What IS interesting though is the potential to walk away from the advertising model to achieve less biased news. It's Murdoch, so it won't happen, but it would be a fascinating experiment. Shamelessly borrowing from Chomsky's "Propaganda Model" (http://en.wikipedia.org/wiki/Propaganda_model), mass media can never truly hold discussion & debate beyond the framework laid down by the interests of business. Whether journalists recognize it or not, there will always be limits on what they can say. Because to publish truly controversial material would be to terminate your public voice (i.e. no advertising, no revenue, no company).

The Web, with near-zero distribution costs, is the first time in history that it has become economical viable to escape advertising, by only needing to charge people a modest amount: the principle cost is investigative journalism, and there is a very helpful correlation between "well-connected Web user" and people who believe it is important to support an independent media outlet.

1 comments

But don't you think this niche is already filled by bloggers, who are (mostly) working for nothing.

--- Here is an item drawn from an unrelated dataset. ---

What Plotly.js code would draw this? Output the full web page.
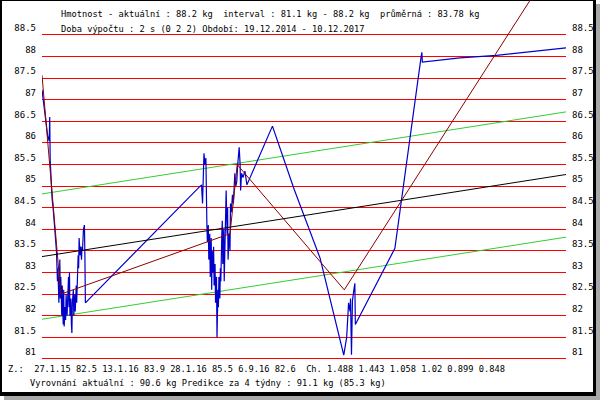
<!DOCTYPE html>
<html>
<head>
<meta charset="utf-8">
<script src="https://cdn.plot.ly/plotly-3.0.1.min.js"></script>
<style>
  body { margin: 0; }
  #weight-plot { width: 600px; height: 400px; }
  #weight-plot .gridlayer path { shape-rendering: crispEdges; }
</style>
</head>
<body>
<div id="weight-plot"></div>
<script>
/* Weight chart (Hmotnost) */
var blueDates = [
  '2014-12-19','2014-12-21','2014-12-23','2014-12-25','2014-12-27','2014-12-29','2014-12-31','2015-01-03','2015-01-04','2015-01-05',
  '2015-01-06','2015-01-07','2015-01-09','2015-01-11','2015-01-13','2015-01-15','2015-01-17','2015-01-18','2015-01-20','2015-01-21',
  '2015-01-23','2015-01-24','2015-01-25','2015-01-26','2015-01-27','2015-01-29','2015-01-30','2015-02-01','2015-02-02','2015-02-03',
  '2015-02-05','2015-02-06','2015-02-07','2015-02-09','2015-02-10','2015-02-12','2015-02-13','2015-02-14','2015-02-15','2015-02-17',
  '2015-02-18','2015-02-19','2015-02-20','2015-02-22','2015-02-23','2015-02-25','2015-02-26','2015-02-28','2015-03-01','2015-03-02',
  '2015-03-04','2015-03-05','2015-03-06','2015-03-08','2015-03-09','2015-03-11','2015-03-12','2015-03-13','2015-03-15','2015-03-17',
  '2015-03-18','2015-03-19',
  '2015-11-12','2015-11-15','2015-11-17','2015-11-20','2015-11-22','2015-11-24','2015-11-26','2015-11-27','2015-11-29','2015-11-30',
  '2015-12-02','2015-12-03','2015-12-05','2015-12-06','2015-12-07','2015-12-09','2015-12-10','2015-12-11','2015-12-13','2015-12-14',
  '2015-12-16','2015-12-17','2015-12-19','2015-12-20','2015-12-21','2015-12-23','2015-12-24','2015-12-25','2015-12-27','2015-12-28',
  '2015-12-29','2015-12-31','2016-01-01','2016-01-03','2016-01-04','2016-01-05','2016-01-07','2016-01-08','2016-01-09','2016-01-11',
  '2016-01-13','2016-01-14','2016-01-16','2016-01-18','2016-01-20','2016-01-21','2016-01-23','2016-01-25','2016-01-27','2016-01-29',
  '2016-01-30','2016-02-01','2016-02-03','2016-02-04','2016-02-06','2016-02-09','2016-02-13','2016-02-17',
  '2016-04-10','2016-05-25','2016-07-18','2016-09-05','2016-09-11','2016-09-15','2016-09-18','2016-09-19','2016-09-21','2016-09-23',
  '2016-09-26','2016-09-28','2016-09-29','2016-12-20','2017-02-12','2017-02-14','2017-02-15','2017-05-04','2017-07-19','2017-09-26',
  '2017-12-10'
];
var blueKg = [
  87.23, 87.05, 86.9, 86.75, 86.6, 86.35, 86.15, 86.05, 86.6, 85.6,
  85.3, 85.0, 84.7, 84.5, 84.2, 84.0, 83.7, 83.5, 82.8, 83.1,
  82.3, 83.0, 83.3, 82.4, 82.9, 82.0, 82.7, 81.8, 82.6, 81.75,
  82.2, 81.9, 82.5, 82.0, 82.6, 82.9, 82.2, 83.0, 82.0, 82.4,
  81.8, 81.6, 82.3, 82.6, 82.0, 82.5, 82.1, 82.7, 82.3, 82.9,
  83.4, 83.1, 83.8, 83.4, 83.6, 83.3, 83.6, 83.5, 84.0, 84.1,
  83.4, 82.3,
  85.0, 85.02, 84.6, 85.76, 85.5, 85.65, 84.15, 83.7, 84.1, 83.3,
  83.9, 82.9, 83.8, 82.6, 83.5, 83.0, 83.6, 82.7, 83.2, 82.3,
  82.9, 81.5, 82.6, 82.2, 82.9, 82.4, 83.1, 82.8, 83.9, 84.2,
  83.2, 84.0, 82.8, 83.8, 84.3, 84.9, 83.9, 84.5, 83.3, 83.9,
  83.5, 84.6, 84.4, 84.8, 84.6, 85.0, 85.3, 85.0, 85.1, 85.5,
  85.6, 85.9, 85.5, 84.9, 85.3, 85.2, 85.35, 85.03,
  86.39, 84.93, 83.33, 81.09, 81.5, 82.3, 82.1, 82.4, 81.1, 82.35,
  82.6, 82.75, 81.8, 83.56, 87.96, 88.1, 87.87, 87.97, 88.03, 88.11,
  88.2
];
// piecewise fit (Z.: breakpoints)
var fitDates = ['2014-12-19', '2015-01-27', '2016-01-13', '2016-01-28', '2016-09-06', '2017-12-10'];
var fitKg = [87.57, 82.5, 83.9, 85.5, 82.6, 90.6];
// linear trend and its band
var trendDates = ['2014-12-19', '2017-12-10'];
var trendKg = [83.37, 85.27];
var bandHighKg = [84.82, 86.72];
var bandLowKg = [81.92, 83.82];
var yTicks = [81, 81.5, 82, 82.5, 83, 83.5, 84, 84.5, 85, 85.5, 86, 86.5, 87, 87.5, 88, 88.5];

var font = 'DejaVu Sans Mono, monospace';

var trace0 = {x: trendDates, y: bandHighKg, mode: 'lines', type: 'scatter', line: {color: '#33cc33', width: 1}};
var trace1 = {x: trendDates, y: bandLowKg, mode: 'lines', type: 'scatter', line: {color: '#33cc33', width: 1}};
var trace2 = {x: trendDates, y: trendKg, mode: 'lines', type: 'scatter', yaxis: 'y2', line: {color: '#000000', width: 1}};
var trace3 = {x: blueDates, y: blueKg, mode: 'lines', type: 'scatter', line: {color: '#0000cc', width: 1.2}};
var trace4 = {x: fitDates, y: fitKg, mode: 'lines', type: 'scatter', line: {color: '#8b0000', width: 1}};

function px(v) { return v / 600; }
function py(v) { return 1 - v / 400; }

function textLine(x, y, s) {
    return {xref: 'paper', yref: 'paper', x: px(x), y: py(y), xanchor: 'left', yanchor: 'middle',
            showarrow: false, text: s, font: {family: font, size: 8.7, color: '#000'}};
}

var yRange = [80.05, 89.31];
var layout0 = {
    width: 600, height: 400,
    margin: {t: 0, r: 0, l: 0, b: 0},
    paper_bgcolor: '#ffffff',
    plot_bgcolor: 'rgba(0,0,0,0)',
    showlegend: false,
    xaxis: {
        type: 'date', range: ['2014-12-19', '2017-12-10'],
        domain: [px(42), px(566)], visible: false
    },
    yaxis: {
        range: yRange, domain: [0, 1],
        tickvals: yTicks, showgrid: true, gridcolor: '#ff0000', gridwidth: 1,
        zeroline: false, showline: false, ticks: '',
        ticklabelshift: -7, ticklabelstandoff: 5,
        tickfont: {family: font, size: 9, color: '#000'}
    },
    yaxis2: {
        range: yRange, overlaying: 'y', side: 'right', anchor: 'x',
        tickvals: yTicks, showgrid: false, zeroline: false, showline: false, ticks: '',
        ticklabelshift: -7, ticklabelstandoff: 5,
        tickfont: {family: font, size: 9, color: '#000'}
    },
    shapes: [
        // drop shadow, black frame, white face
        {type: 'rect', xref: 'paper', yref: 'paper', layer: 'below', x0: px(4), x1: 1, y0: 0, y1: py(4), fillcolor: '#a8a8a8', line: {width: 0}},
        {type: 'rect', xref: 'paper', yref: 'paper', layer: 'below', x0: 0, x1: px(596), y0: py(396), y1: 1, fillcolor: '#000000', line: {width: 0}},
        {type: 'rect', xref: 'paper', yref: 'paper', layer: 'below', x0: px(2), x1: px(593), y0: py(392), y1: py(1), fillcolor: '#ffffff', line: {width: 0}}
    ],
    annotations: [
        textLine(59, 14, 'Hmotnost - aktuální : 88.2 kg  interval : 81.1 kg - 88.2 kg  průměrná : 83.78 kg'),
        textLine(59, 29, 'Doba výpočtu : 2 s (0 2 2) Období: 19.12.2014 - 10.12.2017'),
        textLine(6, 369, 'Z.:  27.1.15 82.5 13.1.16 83.9 28.1.16 85.5 6.9.16 82.6  Ch. 1.488 1.443 1.058 1.02 0.899 0.848'),
        textLine(28, 383, 'Vyrovnání aktuální : 90.6 kg Predikce za 4 týdny : 91.1 kg (85.3 kg)')
    ]
};

Plotly.newPlot('weight-plot', [trace0, trace1, trace2, trace3, trace4], layout0, {displayModeBar: false, staticPlot: true});
</script>
</body>
</html>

Edit: My blog gets 500-1000 unique readers per day, roughly one post per day, which is now around 0.5% - 1% of the readership of a major newspaper's website.

I'm not convinced most bloggers start blogging with the assumption they'll do it for nothing :)

They think fame and riches! Or at least having the intellectual satisfaction of bestowing upon the world their opinion... but without revenue they cannot reach out to an audience, they cannot fund deep investigations, they cannot travel, and nor can they inspire confidence in whatever readership happens to stumble across them.

(The last one probably is solvable with a recommendation/aggregation service for new/independent journalists).

It is of course phenomenally hard to get people to pay for anything on the Web, especially news and opinions. But this is where it's worth drawing a comparison with Diaspora's funding: that $200,000 in donations is remarkable yet understandable, because a certain group of people want to support "big ideas" and freedoms... especially those with a political edge (and nothing is so overtly political as the freedom of the press, in Jefferson's words: "Our liberty cannot be guarded but by the freedom of the press, nor that be limited without danger of losing it.").